* Your objective: Reproduce every entry below precisely; do not include the pictures.

___ Items ___

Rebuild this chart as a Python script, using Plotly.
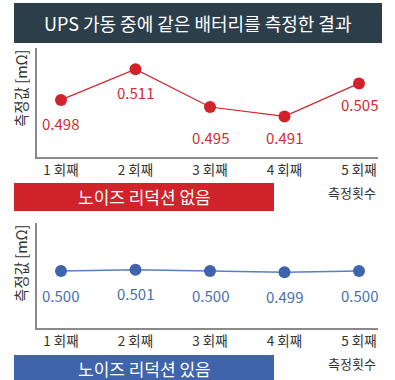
import plotly.graph_objects as go

# Measurement data
rounds = ["1 회째", "2 회째", "3 회째", "4 회째", "5 회째"]
without_reduction = [0.498, 0.511, 0.495, 0.491, 0.505]
with_reduction = [0.500, 0.501, 0.500, 0.499, 0.500]

title_text = "UPS 가동 중에 같은 배터리를 측정한 결과"
y_title = "측정값 [mΩ]"
x_title = "측정횟수"
label_without = "노이즈 리덕션 없음"
label_with = "노이즈 리덕션 있음"

# Styles
W, H = 395, 380
FONT = "Noto Sans CJK KR"
DARK = "#2c3e4a"
RED = "#d1232a"
RED_TEXT = "#d42b33"
BLUE = "#3f64ab"
BLUE_TEXT = "#4a6fb0"
BLUE_LINE = "#5a7fc0"
AXIS = "#8a8a8a"
TEXT = "#333333"
top_label_shift = [-24, -23, -31, -21, -21]
bottom_label_shift = [-24, -24, -24, -24, -24]


def px(x):
    return x / W


def py(y):
    return 1 - y / H


fig = go.Figure()

fig.add_trace(go.Scatter(
    x=list(range(len(rounds))), y=without_reduction, mode="lines+markers",
    line=dict(color=RED, width=1.2), marker=dict(color=RED, size=12),
    xaxis="x", yaxis="y", showlegend=False, hoverinfo="skip"))

fig.add_trace(go.Scatter(
    x=list(range(len(rounds))), y=with_reduction, mode="lines+markers",
    line=dict(color=BLUE_LINE, width=1.5), marker=dict(color=BLUE, size=12),
    xaxis="x2", yaxis="y2", showlegend=False, hoverinfo="skip"))

annotations = []
for i, v in enumerate(without_reduction):
    annotations.append(dict(x=i, y=v, xref="x", yref="y", text=f"{v:.3f}",
                            showarrow=False, yshift=top_label_shift[i],
                            font=dict(family=FONT, size=15, color=RED_TEXT)))
for i, v in enumerate(with_reduction):
    annotations.append(dict(x=i, y=v, xref="x2", yref="y2", text=f"{v:.3f}",
                            showarrow=False, yshift=bottom_label_shift[i],
                            font=dict(family=FONT, size=15, color=BLUE_TEXT)))

# Title, axis titles and panel captions
annotations += [
    dict(x=px(198), y=py(23), xref="paper", yref="paper", text=title_text,
         showarrow=False, xanchor="center", yanchor="middle",
         font=dict(family=FONT, size=18, color="white")),
    dict(x=px(20), y=py(47), xref="paper", yref="paper", text=y_title,
         textangle=-90, showarrow=False, xanchor="center", yanchor="top",
         font=dict(family=FONT, size=14.5, color=TEXT)),
    dict(x=px(20), y=py(222), xref="paper", yref="paper", text=y_title,
         textangle=-90, showarrow=False, xanchor="center", yanchor="top",
         font=dict(family=FONT, size=14.5, color=TEXT)),
    dict(x=px(378), y=py(192), xref="paper", yref="paper", text=x_title,
         showarrow=False, xanchor="right", yanchor="middle",
         font=dict(family=FONT, size=13, color=TEXT)),
    dict(x=px(378), y=py(363), xref="paper", yref="paper", text=x_title,
         showarrow=False, xanchor="right", yanchor="middle",
         font=dict(family=FONT, size=13, color=TEXT)),
    dict(x=px(144), y=py(197), xref="paper", yref="paper", text=label_without,
         showarrow=False, xanchor="center", yanchor="middle",
         font=dict(family=FONT, size=17, color="white")),
    dict(x=px(144), y=py(368), xref="paper", yref="paper", text=label_with,
         showarrow=False, xanchor="center", yanchor="middle",
         font=dict(family=FONT, size=17, color="white")),
]

shapes = [
    dict(type="rect", xref="paper", yref="paper", x0=px(14), x1=px(382),
         y0=py(43), y1=py(3), fillcolor=DARK, line=dict(width=0), layer="below"),
    dict(type="rect", xref="paper", yref="paper", x0=px(14), x1=px(274),
         y0=py(211), y1=py(183), fillcolor=RED, line=dict(width=0), layer="below"),
    dict(type="rect", xref="paper", yref="paper", x0=px(14), x1=px(274),
         y0=py(380), y1=py(355), fillcolor=BLUE, line=dict(width=0), layer="below"),
]

xaxis_common = dict(
    tickmode="array", tickvals=list(range(len(rounds))), ticktext=rounds,
    range=[-0.322, 4.255], showgrid=False, zeroline=False, ticks="",
    showline=True, linecolor=AXIS, linewidth=2,
    tickfont=dict(family=FONT, size=13.5, color=TEXT), fixedrange=True)
yaxis_common = dict(
    showgrid=False, zeroline=False, showticklabels=False, ticks="",
    showline=True, linecolor=AXIS, linewidth=2, fixedrange=True)

fig.update_layout(
    width=W, height=H, margin=dict(l=0, r=0, t=0, b=0),
    paper_bgcolor="white", plot_bgcolor="white",
    font=dict(family=FONT, color=TEXT),
    xaxis=dict(domain=[px(37), px(378)], anchor="y", **xaxis_common),
    yaxis=dict(domain=[py(157), py(48)], anchor="x",
               range=[0.4738, 0.5200], **yaxis_common),
    xaxis2=dict(domain=[px(37), px(378)], anchor="y2", **xaxis_common),
    yaxis2=dict(domain=[py(328), py(223)], anchor="x2",
                range=[0.4562, 0.5369], **yaxis_common),
    annotations=annotations, shapes=shapes,
)

fig.write_html("out.html")
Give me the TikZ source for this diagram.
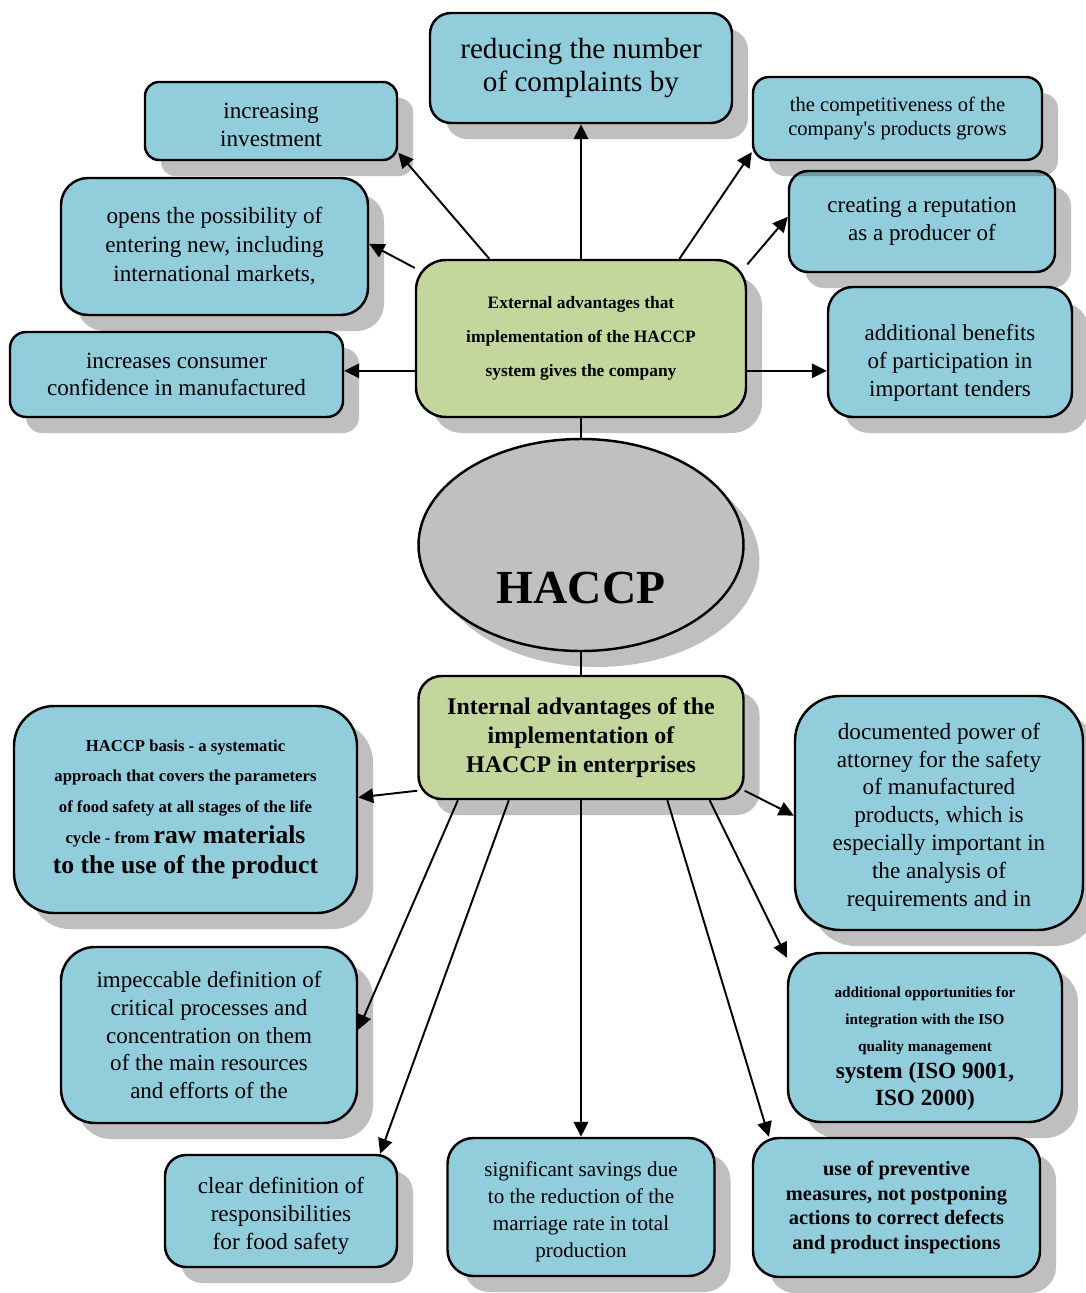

___

* Completed exercise:
Rebuild this chart as a Python script, using Plotly.
import plotly.graph_objects as go

# Measurement data
rounds = ["1 회째", "2 회째", "3 회째", "4 회째", "5 회째"]
without_reduction = [0.498, 0.511, 0.495, 0.491, 0.505]
with_reduction = [0.500, 0.501, 0.500, 0.499, 0.500]

title_text = "UPS 가동 중에 같은 배터리를 측정한 결과"
y_title = "측정값 [mΩ]"
x_title = "측정횟수"
label_without = "노이즈 리덕션 없음"
label_with = "노이즈 리덕션 있음"

# Styles
W, H = 395, 380
FONT = "Noto Sans CJK KR"
DARK = "#2c3e4a"
RED = "#d1232a"
RED_TEXT = "#d42b33"
BLUE = "#3f64ab"
BLUE_TEXT = "#4a6fb0"
BLUE_LINE = "#5a7fc0"
AXIS = "#8a8a8a"
TEXT = "#333333"
top_label_shift = [-24, -23, -31, -21, -21]
bottom_label_shift = [-24, -24, -24, -24, -24]


def px(x):
    return x / W


def py(y):
    return 1 - y / H


fig = go.Figure()

fig.add_trace(go.Scatter(
    x=list(range(len(rounds))), y=without_reduction, mode="lines+markers",
    line=dict(color=RED, width=1.2), marker=dict(color=RED, size=12),
    xaxis="x", yaxis="y", showlegend=False, hoverinfo="skip"))

fig.add_trace(go.Scatter(
    x=list(range(len(rounds))), y=with_reduction, mode="lines+markers",
    line=dict(color=BLUE_LINE, width=1.5), marker=dict(color=BLUE, size=12),
    xaxis="x2", yaxis="y2", showlegend=False, hoverinfo="skip"))

annotations = []
for i, v in enumerate(without_reduction):
    annotations.append(dict(x=i, y=v, xref="x", yref="y", text=f"{v:.3f}",
                            showarrow=False, yshift=top_label_shift[i],
                            font=dict(family=FONT, size=15, color=RED_TEXT)))
for i, v in enumerate(with_reduction):
    annotations.append(dict(x=i, y=v, xref="x2", yref="y2", text=f"{v:.3f}",
                            showarrow=False, yshift=bottom_label_shift[i],
                            font=dict(family=FONT, size=15, color=BLUE_TEXT)))

# Title, axis titles and panel captions
annotations += [
    dict(x=px(198), y=py(23), xref="paper", yref="paper", text=title_text,
         showarrow=False, xanchor="center", yanchor="middle",
         font=dict(family=FONT, size=18, color="white")),
    dict(x=px(20), y=py(47), xref="paper", yref="paper", text=y_title,
         textangle=-90, showarrow=False, xanchor="center", yanchor="top",
         font=dict(family=FONT, size=14.5, color=TEXT)),
    dict(x=px(20), y=py(222), xref="paper", yref="paper", text=y_title,
         textangle=-90, showarrow=False, xanchor="center", yanchor="top",
         font=dict(family=FONT, size=14.5, color=TEXT)),
    dict(x=px(378), y=py(192), xref="paper", yref="paper", text=x_title,
         showarrow=False, xanchor="right", yanchor="middle",
         font=dict(family=FONT, size=13, color=TEXT)),
    dict(x=px(378), y=py(363), xref="paper", yref="paper", text=x_title,
         showarrow=False, xanchor="right", yanchor="middle",
         font=dict(family=FONT, size=13, color=TEXT)),
    dict(x=px(144), y=py(197), xref="paper", yref="paper", text=label_without,
         showarrow=False, xanchor="center", yanchor="middle",
         font=dict(family=FONT, size=17, color="white")),
    dict(x=px(144), y=py(368), xref="paper", yref="paper", text=label_with,
         showarrow=False, xanchor="center", yanchor="middle",
         font=dict(family=FONT, size=17, color="white")),
]

shapes = [
    dict(type="rect", xref="paper", yref="paper", x0=px(14), x1=px(382),
         y0=py(43), y1=py(3), fillcolor=DARK, line=dict(width=0), layer="below"),
    dict(type="rect", xref="paper", yref="paper", x0=px(14), x1=px(274),
         y0=py(211), y1=py(183), fillcolor=RED, line=dict(width=0), layer="below"),
    dict(type="rect", xref="paper", yref="paper", x0=px(14), x1=px(274),
         y0=py(380), y1=py(355), fillcolor=BLUE, line=dict(width=0), layer="below"),
]

xaxis_common = dict(
    tickmode="array", tickvals=list(range(len(rounds))), ticktext=rounds,
    range=[-0.322, 4.255], showgrid=False, zeroline=False, ticks="",
    showline=True, linecolor=AXIS, linewidth=2,
    tickfont=dict(family=FONT, size=13.5, color=TEXT), fixedrange=True)
yaxis_common = dict(
    showgrid=False, zeroline=False, showticklabels=False, ticks="",
    showline=True, linecolor=AXIS, linewidth=2, fixedrange=True)

fig.update_layout(
    width=W, height=H, margin=dict(l=0, r=0, t=0, b=0),
    paper_bgcolor="white", plot_bgcolor="white",
    font=dict(family=FONT, color=TEXT),
    xaxis=dict(domain=[px(37), px(378)], anchor="y", **xaxis_common),
    yaxis=dict(domain=[py(157), py(48)], anchor="x",
               range=[0.4738, 0.5200], **yaxis_common),
    xaxis2=dict(domain=[px(37), px(378)], anchor="y2", **xaxis_common),
    yaxis2=dict(domain=[py(328), py(223)], anchor="x2",
                range=[0.4562, 0.5369], **yaxis_common),
    annotations=annotations, shapes=shapes,
)

fig.write_html("out.html")
Give me the TikZ source for this diagram.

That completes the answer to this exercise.